Disaster Preparedness:

From the building services side, including HVAC and related trades, water and flood damage events deserve special attention. I have hands-on familiarity with water intrusion, flood-related damage, and the downstream impacts these events have on mechanical systems, indoor air quality, and occupant health. Too often, water events are treated as “cleanup issues” rather than systemic building risks. Moisture that isn’t properly remediated can quickly turn into mold, equipment failure, and long-term Indoor Air Quality problems—issues that multiply legal, insurance, and reputational exposure for property owners and managers. Incident response plans should explicitly account for this chain reaction and include qualified restoration and HVAC professionals early in the response process.
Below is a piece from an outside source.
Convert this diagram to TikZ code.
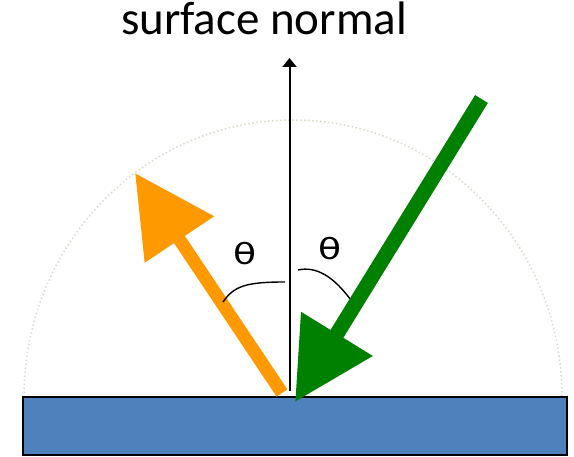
\documentclass[tikz,border=0pt]{standalone}
\usepackage{fontspec}
\setmainfont{Carlito}
\newfontfamily\thetafont{DejaVu Sans}
\usetikzlibrary{arrows.meta}
\definecolor{surfblue}{HTML}{4F81BD}
\definecolor{refl}{HTML}{FF9900}
\definecolor{inc}{HTML}{008000}
\definecolor{dotarc}{HTML}{DCD9C8}
\tikzset{
  bigarrow/.style={line width=#1, -{Triangle[length=80pt,width=80pt]}},
  anglemark/.style={line width=1.4pt, black},
  thetalabel/.style={font=\thetafont\fontsize{29}{34}\selectfont, inner sep=0pt, xscale=1.3, transform shape},
}
\begin{document}
\begin{tikzpicture}[x=1pt,y=1pt]
\useasboundingbox (0,0) rectangle (574,456);
% dotted hemisphere
\draw[dotarc, line width=1.5pt, dash pattern=on 1.5pt off 2.5pt]
  (24,59) arc[start angle=180, end angle=0, x radius=269, y radius=277];
% surface
\node (surface) [draw=black, line width=2pt, fill=surfblue, minimum width=544pt,
  minimum height=58pt, inner sep=0pt] at (295,30) {};
% label
\node (label) [anchor=base, inner sep=0pt, font=\fontsize{47}{52}\selectfont] at (264,421) {surface normal};
% coordinates
\coordinate (nbot) at (289.5,65);
\coordinate (ntop) at (289.5,398);
\coordinate (otail) at (282,63);
\coordinate (ohead) at (135,283);
\coordinate (gtail) at (481.5,357);
\coordinate (ghead) at (295,54);
% normal
\draw[line width=2pt, -{Triangle[length=9pt,width=14pt]}] (nbot) -- (ntop);
% reflected ray
\draw[bigarrow=13pt, refl] (otail) -- (ohead);
% angle marks
\coordinate (la) at (223,154);
\coordinate (lb) at (285,174);
\coordinate (ra) at (298,186);
\coordinate (rb) at (353,153);
\draw[anglemark] (la) .. controls (234,170) and (246,174) .. (lb);
\draw[anglemark] (ra) .. controls (316,190) and (334,180) .. (rb);
\node (thl) [thetalabel] at (245,202) {θ};
\node (thr) [thetalabel] at (330,207) {θ};
% incident ray
\draw[bigarrow=15pt, inc] (gtail) -- (ghead);
\end{tikzpicture}
\end{document}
Finally, testing and post-incident review cannot be overstated. A plan that hasn’t been rehearsed is, at best, theoretical. Tabletop exercises and post-incident “lessons learned” sessions provide organizations with defensibility as well as operational improvement. Documenting what worked, what didn’t, and how procedures were updated shows regulators, insurers, and stakeholders that the organization is serious about continuous improvement—not just damage control.

From Jules Lupowitz, I see crisis planning as both a risk-management function and a reputational asset. Companies and people that respond calmly, decisively, and transparently during crises are the ones that earn long-term trust from residents, partners, and regulators alike. In an era of increasingly frequent and complex threats, preparedness isn’t just about survival—it’s about leadership.